Leave the pictures out and retype the lines from the beginning through the line with "const unit = 1e6;", both ends included.

########

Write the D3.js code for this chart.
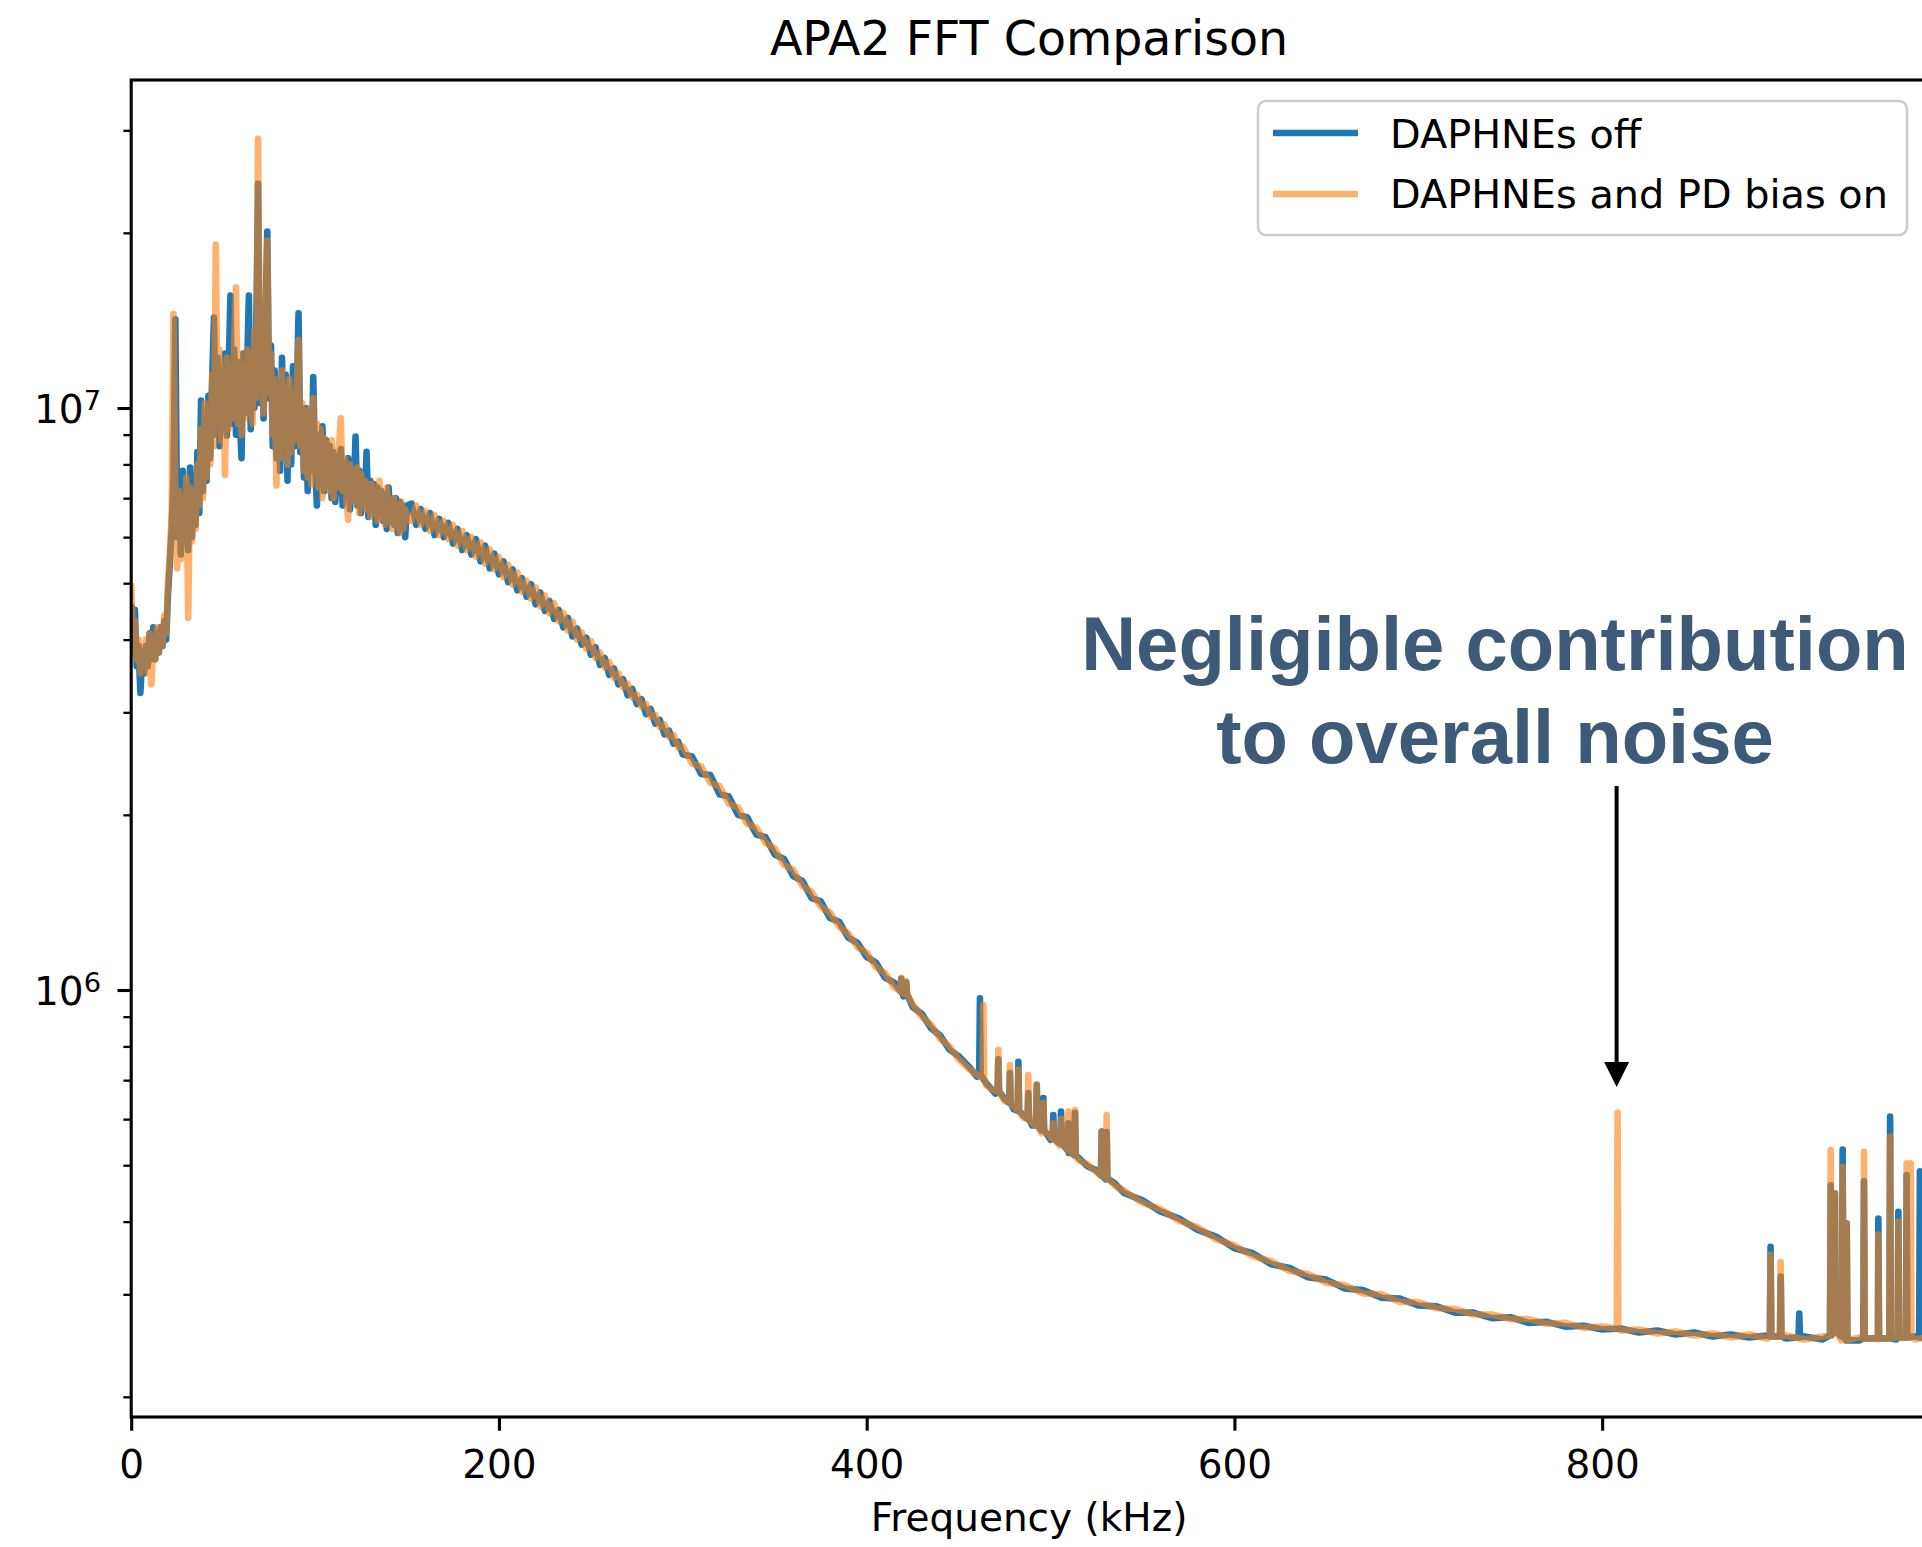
<!DOCTYPE html>
<html>
<head>
<meta charset="utf-8">
<script src="https://cdn.jsdelivr.net/npm/d3@7"></script>
<style>
  body { margin: 0; background: #fff; }
  svg { display: block; background: #fff; }
  text { font-family: "DejaVu Sans", sans-serif; }
  text.note { font-family: "Liberation Sans", Arial, sans-serif; font-weight: bold; }
</style>
</head>
<body>
<div id="plot"></div>
<script>
// FFT amplitude, values in millions

const unit = 1e6;

// 0 - 150 kHz, one value per kHz
const denseStart = 0, denseStep = 1;
const offDense = [
  4.6,3.9,4.5,3.6,3.9,3.24,3.8,3.5,3.9,3.6,
  4.1,3.7,4.2,3.7,4.1,3.8,4.2,3.9,4.3,4.0,
  4.8,5.4,6.2,7.6,14.2,6.0,7.4,5.6,7.8,5.9,
  7.2,5.7,7.9,6.0,7.0,6.3,8.4,6.6,10.3,7.2,
  9.6,7.5,10.5,8.2,11.0,14.3,9.0,12.2,8.6,11.5,
  9.2,12.4,8.96,11.8,15.6,9.4,12.6,9.0,12.0,9.6,
  8.2,12.4,9.8,11.6,15.6,9.2,12.8,10.0,13.5,24.3,
  10.2,13.2,9.6,14.0,20.1,10.4,12.8,8.6,11.6,8.2,
  11.0,7.8,12.2,8.4,11.4,7.5,10.6,8.0,11.8,8.6,
  10.2,14.55,8.4,9.6,7.6,10.0,7.2,9.4,7.8,11.3,
  8.0,6.8,9.0,7.4,9.3,7.2,8.8,7.4,8.6,7.0,
  8.4,6.9,8.2,7.2,8.5,6.8,8.0,7.1,8.2,6.7,
  7.9,7.0,8.93,6.8,7.8,6.6,7.6,6.9,8.41,6.5,
  7.5,6.7,7.4,6.3,7.3,6.6,7.2,6.4,7.1,6.2,
  7.3,6.4,7.0,6.3,7.0,6.1,6.9,6.3,6.8,6.0,6.8
];
const onDense = [
  5.0,3.8,4.3,3.7,4.0,3.5,3.9,3.6,4.0,3.5,
  4.1,3.35,4.0,3.7,4.2,3.8,4.1,3.9,4.4,4.1,
  5.0,5.6,6.6,14.5,7.0,5.3,7.2,5.5,6.8,5.8,
  7.6,4.36,7.3,5.9,6.8,6.2,8.0,6.8,9.2,7.0,
  10.2,7.6,9.8,8.0,11.4,8.6,19.1,9.4,12.6,8.8,
  11.8,7.67,12.2,9.2,11.4,9.6,12.8,16.1,9.4,12.4,
  9.0,11.8,9.6,12.6,9.8,12.2,9.4,13.6,10.4,29.0,
  11.0,12.6,9.8,13.8,19.4,10.6,12.4,9.0,11.2,7.36,
  10.8,8.2,11.6,8.6,10.8,8.0,11.2,8.4,10.6,8.8,
  10.8,13.1,8.6,10.2,7.8,9.8,7.6,10.0,7.4,10.4,
  7.8,9.4,7.3,9.2,7.0,8.9,7.6,8.7,7.2,8.8,
  7.0,8.5,7.3,8.6,9.6,7.2,8.2,7.0,6.43,8.0,
  7.1,7.8,6.9,7.9,6.6,7.7,6.8,7.5,6.7,7.4,
  6.5,7.4,6.6,7.2,6.4,7.5,6.5,7.1,6.3,7.3,
  6.4,6.9,6.2,7.0,6.3,6.8,6.1,6.9,6.2,6.7,6.4
];

// 152.5 - 300 kHz
const midStart = 152.5, midStep = 2.5;
const offMid = [
  6.85,6.30,6.70,6.20,6.60,6.05,6.45,6.00,6.35,5.85,
  6.20,5.70,6.05,5.60,5.95,5.45,5.80,5.30,5.62,5.18,
  5.45,5.02,5.28,4.86,5.10,4.74,4.98,4.60,4.82,4.48,
  4.66,4.34,4.50,4.20,4.36,4.05,4.18,3.92,4.03,3.77,
  3.88,3.62,3.72,3.48,3.57,3.35,3.42,3.21,3.29,3.10,
  3.16,2.98,3.04,2.87,2.91,2.75,2.79,2.65,2.67,2.54
];
const onMid = [
  6.40,6.80,6.30,6.65,6.15,6.55,6.05,6.40,5.95,6.30,
  5.80,6.15,5.70,6.00,5.55,5.88,5.40,5.72,5.28,5.55,
  5.12,5.38,4.97,5.22,4.83,5.05,4.70,4.92,4.56,4.76,
  4.44,4.62,4.30,4.45,4.15,4.30,4.00,4.12,3.86,3.98,
  3.72,3.80,3.58,3.66,3.44,3.50,3.31,3.36,3.18,3.22,
  3.07,3.10,2.95,2.97,2.83,2.86,2.72,2.74,2.61,2.62
];

// 305 - 450 kHz
const tailStart = 305, tailStep = 5;
const offTail = [
  2.52,2.35,2.34,2.17,2.15,2.00,1.98,1.85,1.83,1.71,
  1.68,1.57,1.54,1.44,1.42,1.33,1.31,1.23,1.205,1.14,
  1.115,1.05,1.03,0.975,0.935,0.91,0.86,0.835,0.79,0.77
];
const onTail = [
  2.45,2.42,2.27,2.24,2.09,2.06,1.93,1.90,1.79,1.75,
  1.64,1.61,1.51,1.475,1.39,1.36,1.285,1.25,1.185,1.16,
  1.095,1.07,1.01,0.985,0.945,0.90,0.872,0.825,0.80,0.76
];

// 455 kHz to the end: [kHz, value]
const offHigh = [[455,0.742],[460,0.71],[465,0.692],[470,0.664],[475,0.65],[480,0.624],[485,0.61],[490,0.585],[495,0.574],[500,0.553],[505,0.545],[510,0.525],[515,0.516],[520,0.498],[525,0.49],[530,0.473],[535,0.465],[540,0.448],[550,0.435],[560,0.416],[570,0.405],[580,0.387],[590,0.377],[600,0.36],[610,0.353],[620,0.338],[630,0.333],[640,0.321],[650,0.318],[660,0.307],[670,0.305],[680,0.296],[690,0.295],[700,0.287],[710,0.286],[720,0.279],[730,0.279],[740,0.273],[750,0.274],[760,0.268],[770,0.269],[780,0.264],[790,0.265],[800,0.261],[810,0.262],[820,0.258],[830,0.26],[840,0.256],[850,0.258],[860,0.254],[870,0.256],[880,0.253],[890,0.255],[900,0.252],[910,0.254],[920,0.251],[930,0.254],[940,0.25],[950,0.253],[960,0.251],[970,0.254],[976,0.252]];
const onHigh = [[455,0.735],[460,0.715],[465,0.686],[470,0.67],[475,0.644],[480,0.63],[485,0.604],[490,0.59],[495,0.568],[500,0.558],[505,0.54],[510,0.529],[515,0.511],[520,0.502],[525,0.486],[530,0.477],[535,0.461],[540,0.452],[550,0.431],[560,0.42],[570,0.401],[580,0.391],[590,0.373],[600,0.364],[610,0.349],[620,0.342],[630,0.329],[640,0.325],[650,0.314],[660,0.311],[670,0.301],[680,0.3],[690,0.291],[700,0.291],[710,0.284],[720,0.283],[730,0.277],[740,0.277],[750,0.272],[760,0.272],[770,0.267],[780,0.268],[790,0.263],[800,0.264],[810,0.26],[820,0.261],[830,0.257],[840,0.259],[850,0.255],[860,0.257],[870,0.253],[880,0.256],[890,0.252],[900,0.255],[910,0.251],[920,0.254],[930,0.25],[940,0.253],[950,0.251],[960,0.253],[970,0.251],[976,0.253]];

// narrow peaks: [kHz, base, peak]
const offSpikes = [[418.8,0.995,1.045],[421.5,0.985,1.03],[461.6,0.715,0.968],[471.6,0.67,0.76],[477.9,0.64,0.72],[482.5,0.62,0.753],[487.9,0.60,0.665],[492.5,0.585,0.687],[496.1,0.575,0.652],[501.5,0.555,0.61],[505.7,0.545,0.618],[509.7,0.53,0.59],[513.3,0.52,0.615],[527.8,0.48,0.571],[530.5,0.475,0.57],[891.6,0.254,0.362],[897.1,0.254,0.322],[907.2,0.253,0.278],[924.3,0.255,0.462],[926.6,0.26,0.447],[930.8,0.255,0.532],[933,0.25,0.397],[942.4,0.252,0.469],[950.2,0.252,0.405],[956.6,0.252,0.606],[961.1,0.253,0.416],[965.6,0.253,0.481],[972.8,0.253,0.488]];
const onSpikes = [[418.8,0.995,1.05],[421.5,0.985,1.035],[463.5,0.705,0.942],[471.6,0.67,0.789],[477.9,0.64,0.743],[482.5,0.62,0.73],[487.9,0.60,0.714],[492.5,0.585,0.687],[496.1,0.575,0.64],[501.5,0.555,0.59],[505.7,0.545,0.60],[509.7,0.53,0.618],[513.3,0.52,0.622],[527.8,0.48,0.571],[530.5,0.475,0.61],[808.4,0.262,0.615],[891.6,0.254,0.351],[897.1,0.254,0.341],[924.3,0.255,0.531],[926.6,0.26,0.447],[930.8,0.255,0.497],[933,0.25,0.397],[942.4,0.252,0.527],[950.2,0.252,0.38],[956.6,0.252,0.56],[961.1,0.253,0.40],[965.6,0.253,0.504],[967.8,0.253,0.504]];

const seriesNames = ["DAPHNEs off", "DAPHNEs and PD bias on"];
const xTicks = [0, 200, 400, 600, 800];
const yMajorTicks = [1e6, 1e7];
const yMinorTicks = [2e5,3e5,4e5,5e5,6e5,7e5,8e5,9e5,2e6,3e6,4e6,5e6,6e6,7e6,8e6,9e6,2e7,3e7];
const noteLines = ["Negligible contribution", "to overall noise"];
const noteFreq = 808.4;

// set svg dimensions and plot box
const svgWidth = 1922;
const svgHeight = 1547;
const plot = {left: 131.2, right: 1926.8, top: 80, bottom: 1417};
const fontSize = 39;
const lineWidth = 6.6;

let svg = d3.select("#plot")
  .append("svg")
  .attr("width", svgWidth)
  .attr("height", svgHeight);

// scales
var x = d3.scaleLinear()
  .domain([0, 976.5625])
  .range([plot.left, plot.right]);

var y = d3.scaleLog()
  .domain([1.8465e5, 3.661e7])
  .range([plot.bottom, plot.top]);

// put the pieces of one series together, sorted by frequency
function buildSeries(dense, mid, tail, high, spikes) {
  let pts = [];
  dense.forEach((v, i) => pts.push([denseStart + i * denseStep, v]));
  mid.forEach((v, i) => pts.push([midStart + i * midStep, v]));
  tail.forEach((v, i) => pts.push([tailStart + i * tailStep, v]));
  high.forEach(d => pts.push(d));
  spikes.forEach(s => {
    pts.push([s[0] - 0.4, s[1]], [s[0], s[2]], [s[0] + 0.4, s[1]]);
  });
  pts.sort((a, b) => a[0] - b[0]);
  return pts;
}

let offData = buildSeries(offDense, offMid, offTail, offHigh, offSpikes);
let onData = buildSeries(onDense, onMid, onTail, onHigh, onSpikes);

svg.append("clipPath")
  .attr("id", "clip")
  .append("rect")
  .attr("x", plot.left)
  .attr("y", plot.top)
  .attr("width", plot.right - plot.left)
  .attr("height", plot.bottom - plot.top);

let line = d3.line()
  .x(d => x(d[0]))
  .y(d => y(d[1] * unit));

let lines = svg.append("g").attr("clip-path", "url(#clip)");

lines.append("path")
  .datum(offData)
  .attr("d", line)
  .attr("fill", "none")
  .attr("stroke", "#1f77b4")
  .attr("stroke-width", lineWidth)
  .attr("stroke-linejoin", "round");

lines.append("path")
  .datum(onData)
  .attr("d", line)
  .attr("fill", "none")
  .attr("stroke", "#ff7f0e")
  .attr("stroke-opacity", 0.6)
  .attr("stroke-width", lineWidth)
  .attr("stroke-linejoin", "round");

// X axis
let xAxis = svg.append("g")
  .attr("transform", "translate(0," + plot.bottom + ")")
  .call(d3.axisBottom(x).tickValues(xTicks).tickSize(13.7).tickPadding(19.6).tickFormat(d3.format("d")));

// Y axis, major ticks with 10^n labels
let yAxis = svg.append("g")
  .attr("transform", "translate(" + plot.left + ",0)")
  .call(d3.axisLeft(y).tickValues(yMajorTicks).tickSize(13.7).tickPadding(16.5));

yAxis.selectAll(".tick text")
  .attr("dy", "0.38em")
  .each(function(d) {
    let t = d3.select(this);
    t.text(null);
    t.append("tspan").text("10");
    t.append("tspan").attr("dy", -13).attr("font-size", 27.3).text(Math.round(Math.log10(d)));
  });

// minor ticks
let yMinor = svg.append("g")
  .attr("transform", "translate(" + plot.left + ",0)")
  .call(d3.axisLeft(y).tickValues(yMinorTicks).tickSize(7.8).tickFormat(""));
yMinor.selectAll(".tick line").attr("stroke-width", 2.3);

[xAxis, yAxis, yMinor].forEach(g => {
  g.select(".domain").remove();
  g.selectAll(".tick text")
    .attr("font-size", fontSize)
    .attr("fill", "#000");
});
xAxis.selectAll(".tick line").attr("stroke-width", 3.1).attr("stroke", "#000");
yAxis.selectAll(".tick line").attr("stroke-width", 3.1).attr("stroke", "#000");

// spines
svg.append("rect")
  .attr("x", plot.left)
  .attr("y", plot.top)
  .attr("width", plot.right - plot.left)
  .attr("height", plot.bottom - plot.top)
  .attr("fill", "none")
  .attr("stroke", "#000")
  .attr("stroke-width", 3.1);

// title and axis label
svg.append("text")
  .attr("x", (plot.left + plot.right) / 2)
  .attr("y", 55)
  .attr("text-anchor", "middle")
  .attr("font-size", 47.5)
  .text("APA2 FFT Comparison");

svg.append("text")
  .attr("x", (plot.left + plot.right) / 2)
  .attr("y", 1531)
  .attr("text-anchor", "middle")
  .attr("font-size", fontSize)
  .text("Frequency (kHz)");

// legend
let legend = svg.append("g");
legend.append("rect")
  .attr("x", 1258)
  .attr("y", 101)
  .attr("width", 649)
  .attr("height", 134)
  .attr("rx", 8)
  .attr("fill", "#fff")
  .attr("fill-opacity", 0.8)
  .attr("stroke", "#cccccc")
  .attr("stroke-width", 2.5);

let legendStyles = [
  {color: "#1f77b4", opacity: 1, lineY: 133, textY: 148},
  {color: "#ff7f0e", opacity: 0.6, lineY: 194, textY: 208}
];
seriesNames.forEach((name, i) => {
  let s = legendStyles[i];
  legend.append("line")
    .attr("x1", 1273).attr("x2", 1358)
    .attr("y1", s.lineY).attr("y2", s.lineY)
    .attr("stroke", s.color)
    .attr("stroke-opacity", s.opacity)
    .attr("stroke-width", lineWidth);
  legend.append("text")
    .attr("x", 1390)
    .attr("y", s.textY)
    .attr("font-size", 39.8)
    .text(name);
});

// annotation
let note = svg.append("g");
noteLines.forEach((txt, i) => {
  note.append("text")
    .attr("class", "note")
    .attr("x", 1495)
    .attr("y", 670 + i * 93)
    .attr("text-anchor", "middle")
    .attr("font-size", 76)
    .attr("fill", "#3d5a78")
    .text(txt);
});

let ax = x(noteFreq) - 1;
note.append("line")
  .attr("x1", ax).attr("x2", ax)
  .attr("y1", 786).attr("y2", 1064)
  .attr("stroke", "#000")
  .attr("stroke-width", 4);
note.append("path")
  .attr("d", "M" + (ax - 12.5) + ",1062 L" + (ax + 12.5) + ",1062 L" + ax + ",1087 Z")
  .attr("fill", "#000");
</script>
</body>
</html>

########

Output of the exercise
Write the D3.js code for this chart.
<!DOCTYPE html>
<html>
<head>
<meta charset="utf-8">
<script src="https://cdn.jsdelivr.net/npm/d3@7"></script>
<style>
  body { margin: 0; background: #fff; }
  svg { display: block; background: #fff; }
  text { font-family: "DejaVu Sans", sans-serif; }
  text.note { font-family: "Liberation Sans", Arial, sans-serif; font-weight: bold; }
</style>
</head>
<body>
<div id="plot"></div>
<script>
// FFT amplitude, values in millions

const unit = 1e6;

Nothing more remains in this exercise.